## What is expected
Skip all pictures, then copy the lines from the start of the data through the line with "const rightNames = ['GSSHA", keeping both ends.

## Data segment
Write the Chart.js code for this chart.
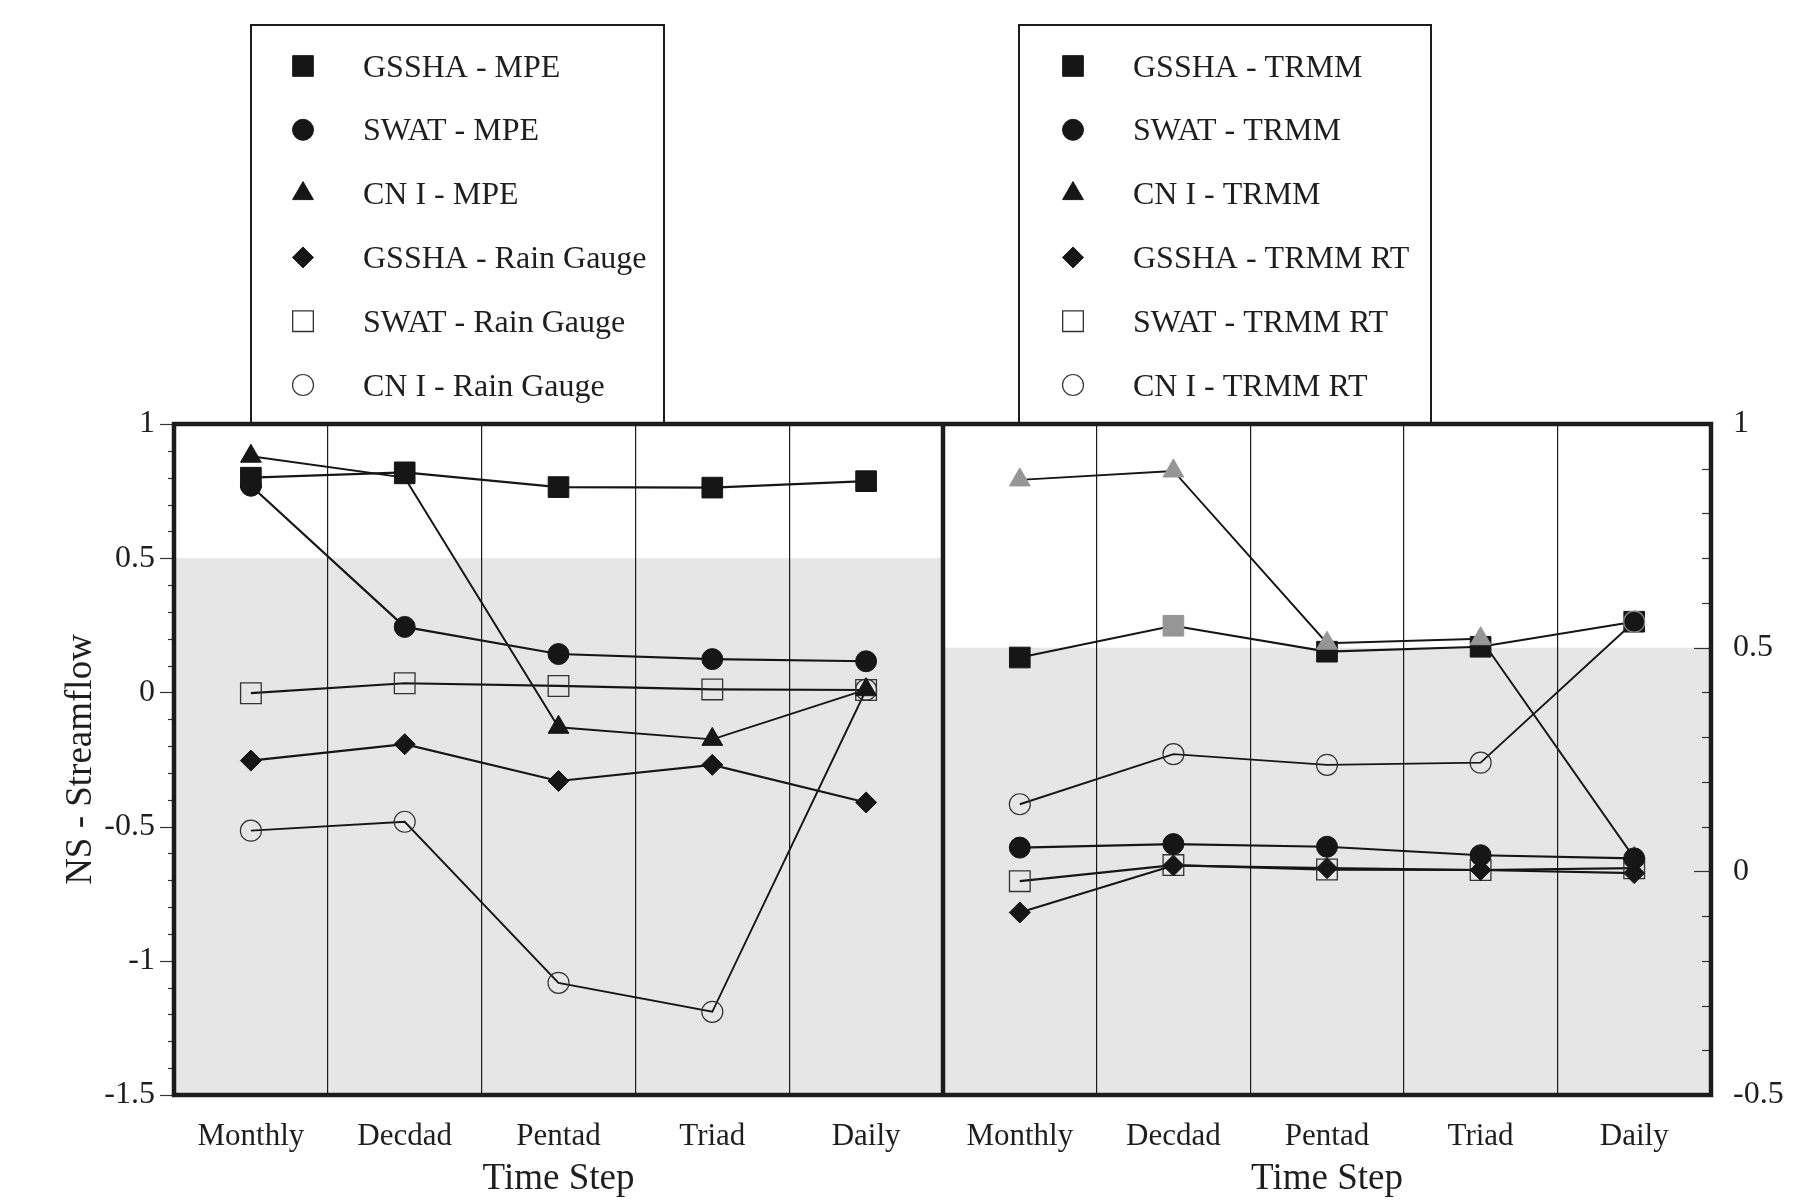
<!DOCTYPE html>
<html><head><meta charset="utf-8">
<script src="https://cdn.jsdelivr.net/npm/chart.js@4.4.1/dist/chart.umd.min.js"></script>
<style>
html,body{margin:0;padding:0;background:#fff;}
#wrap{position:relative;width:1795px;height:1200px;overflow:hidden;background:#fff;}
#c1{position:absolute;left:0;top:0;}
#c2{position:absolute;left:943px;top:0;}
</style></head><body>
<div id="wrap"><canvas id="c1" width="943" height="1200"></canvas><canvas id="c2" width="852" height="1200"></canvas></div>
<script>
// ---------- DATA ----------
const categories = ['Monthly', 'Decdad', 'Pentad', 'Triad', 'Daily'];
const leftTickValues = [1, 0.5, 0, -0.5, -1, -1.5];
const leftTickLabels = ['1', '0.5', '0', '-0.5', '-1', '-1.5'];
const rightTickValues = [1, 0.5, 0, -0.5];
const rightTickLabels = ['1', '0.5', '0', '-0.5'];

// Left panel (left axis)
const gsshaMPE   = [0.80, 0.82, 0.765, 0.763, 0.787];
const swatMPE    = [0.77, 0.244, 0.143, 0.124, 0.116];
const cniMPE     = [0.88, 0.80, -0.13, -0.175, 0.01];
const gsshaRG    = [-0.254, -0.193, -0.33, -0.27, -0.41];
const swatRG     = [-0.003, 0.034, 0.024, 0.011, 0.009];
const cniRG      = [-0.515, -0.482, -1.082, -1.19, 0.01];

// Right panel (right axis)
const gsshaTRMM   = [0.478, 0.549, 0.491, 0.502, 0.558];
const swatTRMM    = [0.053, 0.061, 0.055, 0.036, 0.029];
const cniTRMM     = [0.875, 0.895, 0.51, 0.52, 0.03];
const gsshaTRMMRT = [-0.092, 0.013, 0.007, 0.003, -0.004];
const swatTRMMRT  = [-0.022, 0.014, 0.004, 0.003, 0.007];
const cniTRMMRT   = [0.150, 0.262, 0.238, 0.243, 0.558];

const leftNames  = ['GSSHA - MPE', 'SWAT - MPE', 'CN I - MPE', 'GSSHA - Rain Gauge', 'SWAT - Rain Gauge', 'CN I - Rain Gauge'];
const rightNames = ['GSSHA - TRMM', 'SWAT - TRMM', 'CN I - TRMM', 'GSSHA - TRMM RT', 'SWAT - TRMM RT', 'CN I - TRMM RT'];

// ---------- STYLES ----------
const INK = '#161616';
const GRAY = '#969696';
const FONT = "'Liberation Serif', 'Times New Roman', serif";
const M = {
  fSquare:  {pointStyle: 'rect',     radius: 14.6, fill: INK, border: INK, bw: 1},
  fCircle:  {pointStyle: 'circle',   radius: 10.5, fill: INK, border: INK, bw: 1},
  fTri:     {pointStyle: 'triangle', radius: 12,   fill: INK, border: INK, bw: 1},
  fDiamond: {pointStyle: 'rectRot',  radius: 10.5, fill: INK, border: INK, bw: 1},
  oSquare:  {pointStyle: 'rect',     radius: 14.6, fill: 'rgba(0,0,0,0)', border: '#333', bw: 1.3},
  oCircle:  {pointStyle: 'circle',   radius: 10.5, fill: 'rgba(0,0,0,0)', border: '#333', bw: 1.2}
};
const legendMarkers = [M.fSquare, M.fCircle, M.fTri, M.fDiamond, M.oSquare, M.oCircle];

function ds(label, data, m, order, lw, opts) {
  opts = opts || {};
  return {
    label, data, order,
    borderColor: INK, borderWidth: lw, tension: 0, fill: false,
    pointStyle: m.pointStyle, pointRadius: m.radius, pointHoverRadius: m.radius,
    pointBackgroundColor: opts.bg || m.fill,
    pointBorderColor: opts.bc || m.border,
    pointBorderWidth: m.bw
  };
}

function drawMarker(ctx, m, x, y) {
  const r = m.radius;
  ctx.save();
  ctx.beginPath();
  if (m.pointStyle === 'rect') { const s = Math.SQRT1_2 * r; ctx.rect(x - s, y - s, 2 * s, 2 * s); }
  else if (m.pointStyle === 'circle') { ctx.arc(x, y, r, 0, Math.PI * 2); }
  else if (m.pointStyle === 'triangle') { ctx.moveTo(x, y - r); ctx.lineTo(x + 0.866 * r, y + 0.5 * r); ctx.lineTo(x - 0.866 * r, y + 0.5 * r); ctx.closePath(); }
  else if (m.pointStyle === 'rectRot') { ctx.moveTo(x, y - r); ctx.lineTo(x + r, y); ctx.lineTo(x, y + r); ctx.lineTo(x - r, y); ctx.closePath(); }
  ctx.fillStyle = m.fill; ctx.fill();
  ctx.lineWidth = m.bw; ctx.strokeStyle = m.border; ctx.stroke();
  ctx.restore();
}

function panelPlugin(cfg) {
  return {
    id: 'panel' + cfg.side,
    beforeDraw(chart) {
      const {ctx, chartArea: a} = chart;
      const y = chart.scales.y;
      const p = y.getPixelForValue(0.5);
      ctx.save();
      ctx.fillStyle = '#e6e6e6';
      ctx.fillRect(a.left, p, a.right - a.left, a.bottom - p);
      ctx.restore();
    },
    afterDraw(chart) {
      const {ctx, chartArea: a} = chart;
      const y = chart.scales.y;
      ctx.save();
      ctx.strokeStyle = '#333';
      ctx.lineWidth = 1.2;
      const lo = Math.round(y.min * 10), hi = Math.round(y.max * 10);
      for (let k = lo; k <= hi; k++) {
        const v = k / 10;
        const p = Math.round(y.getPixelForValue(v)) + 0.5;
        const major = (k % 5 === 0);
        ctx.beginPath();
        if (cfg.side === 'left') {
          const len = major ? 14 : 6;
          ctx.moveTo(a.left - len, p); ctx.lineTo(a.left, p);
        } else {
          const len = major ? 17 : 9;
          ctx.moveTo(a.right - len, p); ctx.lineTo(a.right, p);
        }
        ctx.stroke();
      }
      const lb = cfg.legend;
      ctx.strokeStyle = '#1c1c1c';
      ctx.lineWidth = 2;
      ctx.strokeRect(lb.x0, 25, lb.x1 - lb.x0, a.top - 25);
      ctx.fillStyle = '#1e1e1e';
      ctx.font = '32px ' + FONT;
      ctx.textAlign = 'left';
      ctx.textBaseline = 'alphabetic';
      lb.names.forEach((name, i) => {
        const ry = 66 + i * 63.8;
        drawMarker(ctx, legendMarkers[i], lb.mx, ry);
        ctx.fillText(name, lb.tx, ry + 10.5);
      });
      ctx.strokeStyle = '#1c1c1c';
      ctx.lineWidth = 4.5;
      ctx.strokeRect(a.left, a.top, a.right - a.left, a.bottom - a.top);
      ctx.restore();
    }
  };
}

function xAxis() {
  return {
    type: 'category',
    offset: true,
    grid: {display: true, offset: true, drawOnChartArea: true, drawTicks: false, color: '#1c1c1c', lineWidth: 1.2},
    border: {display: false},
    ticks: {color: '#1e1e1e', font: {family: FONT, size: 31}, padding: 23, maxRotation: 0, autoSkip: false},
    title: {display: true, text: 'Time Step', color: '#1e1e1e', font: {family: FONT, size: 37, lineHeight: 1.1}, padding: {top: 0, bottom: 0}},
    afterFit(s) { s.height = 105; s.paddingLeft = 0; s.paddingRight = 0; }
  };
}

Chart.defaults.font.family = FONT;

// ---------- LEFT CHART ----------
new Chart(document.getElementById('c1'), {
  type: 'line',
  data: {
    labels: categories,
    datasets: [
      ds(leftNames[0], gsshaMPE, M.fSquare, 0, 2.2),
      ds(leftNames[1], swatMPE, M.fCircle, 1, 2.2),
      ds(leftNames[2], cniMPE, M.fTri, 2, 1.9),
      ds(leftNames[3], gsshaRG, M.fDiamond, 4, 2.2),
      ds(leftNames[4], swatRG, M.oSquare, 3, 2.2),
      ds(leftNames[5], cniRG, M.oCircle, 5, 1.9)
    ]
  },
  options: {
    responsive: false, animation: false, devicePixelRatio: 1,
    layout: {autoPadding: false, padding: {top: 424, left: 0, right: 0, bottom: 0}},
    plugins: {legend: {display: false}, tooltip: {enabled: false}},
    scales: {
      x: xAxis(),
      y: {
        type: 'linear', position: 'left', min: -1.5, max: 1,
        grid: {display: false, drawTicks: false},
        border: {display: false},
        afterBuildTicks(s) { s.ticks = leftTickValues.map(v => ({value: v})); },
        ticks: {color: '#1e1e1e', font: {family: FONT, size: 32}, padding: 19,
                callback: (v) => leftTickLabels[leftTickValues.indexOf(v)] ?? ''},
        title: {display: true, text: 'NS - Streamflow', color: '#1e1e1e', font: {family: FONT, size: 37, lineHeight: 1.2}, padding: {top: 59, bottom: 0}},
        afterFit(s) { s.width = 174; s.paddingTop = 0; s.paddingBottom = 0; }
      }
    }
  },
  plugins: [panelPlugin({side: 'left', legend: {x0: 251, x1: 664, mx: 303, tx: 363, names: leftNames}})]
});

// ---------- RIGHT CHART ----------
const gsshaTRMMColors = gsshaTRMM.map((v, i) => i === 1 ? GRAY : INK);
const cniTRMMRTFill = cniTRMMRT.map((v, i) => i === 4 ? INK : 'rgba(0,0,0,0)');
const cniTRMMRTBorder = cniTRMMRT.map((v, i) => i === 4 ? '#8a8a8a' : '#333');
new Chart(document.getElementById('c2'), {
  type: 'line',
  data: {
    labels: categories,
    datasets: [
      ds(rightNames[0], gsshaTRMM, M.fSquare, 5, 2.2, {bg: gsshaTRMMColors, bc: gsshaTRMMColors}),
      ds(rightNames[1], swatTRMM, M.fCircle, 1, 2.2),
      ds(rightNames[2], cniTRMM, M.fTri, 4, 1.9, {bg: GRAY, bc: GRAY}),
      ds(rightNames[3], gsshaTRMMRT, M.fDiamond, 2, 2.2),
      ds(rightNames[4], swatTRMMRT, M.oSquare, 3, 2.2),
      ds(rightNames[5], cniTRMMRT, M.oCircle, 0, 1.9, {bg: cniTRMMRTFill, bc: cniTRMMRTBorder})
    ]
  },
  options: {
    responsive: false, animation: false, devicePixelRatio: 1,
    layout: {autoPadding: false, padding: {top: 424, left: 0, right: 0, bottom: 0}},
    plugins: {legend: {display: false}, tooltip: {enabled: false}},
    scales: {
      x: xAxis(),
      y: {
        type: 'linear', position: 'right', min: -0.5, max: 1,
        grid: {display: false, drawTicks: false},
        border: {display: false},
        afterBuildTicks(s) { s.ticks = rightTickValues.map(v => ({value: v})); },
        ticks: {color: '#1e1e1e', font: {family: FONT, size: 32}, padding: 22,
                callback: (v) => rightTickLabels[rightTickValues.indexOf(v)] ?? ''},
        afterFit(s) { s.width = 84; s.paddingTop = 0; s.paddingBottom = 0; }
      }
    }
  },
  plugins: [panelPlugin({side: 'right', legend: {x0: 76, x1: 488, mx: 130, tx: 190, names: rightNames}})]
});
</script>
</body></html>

## Expected output
Write the Chart.js code for this chart.
<!DOCTYPE html>
<html><head><meta charset="utf-8">
<script src="https://cdn.jsdelivr.net/npm/chart.js@4.4.1/dist/chart.umd.min.js"></script>
<style>
html,body{margin:0;padding:0;background:#fff;}
#wrap{position:relative;width:1795px;height:1200px;overflow:hidden;background:#fff;}
#c1{position:absolute;left:0;top:0;}
#c2{position:absolute;left:943px;top:0;}
</style></head><body>
<div id="wrap"><canvas id="c1" width="943" height="1200"></canvas><canvas id="c2" width="852" height="1200"></canvas></div>
<script>
// ---------- DATA ----------
const categories = ['Monthly', 'Decdad', 'Pentad', 'Triad', 'Daily'];
const leftTickValues = [1, 0.5, 0, -0.5, -1, -1.5];
const leftTickLabels = ['1', '0.5', '0', '-0.5', '-1', '-1.5'];
const rightTickValues = [1, 0.5, 0, -0.5];
const rightTickLabels = ['1', '0.5', '0', '-0.5'];

// Left panel (left axis)
const gsshaMPE   = [0.80, 0.82, 0.765, 0.763, 0.787];
const swatMPE    = [0.77, 0.244, 0.143, 0.124, 0.116];
const cniMPE     = [0.88, 0.80, -0.13, -0.175, 0.01];
const gsshaRG    = [-0.254, -0.193, -0.33, -0.27, -0.41];
const swatRG     = [-0.003, 0.034, 0.024, 0.011, 0.009];
const cniRG      = [-0.515, -0.482, -1.082, -1.19, 0.01];

// Right panel (right axis)
const gsshaTRMM   = [0.478, 0.549, 0.491, 0.502, 0.558];
const swatTRMM    = [0.053, 0.061, 0.055, 0.036, 0.029];
const cniTRMM     = [0.875, 0.895, 0.51, 0.52, 0.03];
const gsshaTRMMRT = [-0.092, 0.013, 0.007, 0.003, -0.004];
const swatTRMMRT  = [-0.022, 0.014, 0.004, 0.003, 0.007];
const cniTRMMRT   = [0.150, 0.262, 0.238, 0.243, 0.558];

const leftNames  = ['GSSHA - MPE', 'SWAT - MPE', 'CN I - MPE', 'GSSHA - Rain Gauge', 'SWAT - Rain Gauge', 'CN I - Rain Gauge'];
const rightNames = ['GSSHA - TRMM', 'SWAT - TRMM', 'CN I - TRMM', 'GSSHA - TRMM RT', 'SWAT - TRMM RT', 'CN I - TRMM RT'];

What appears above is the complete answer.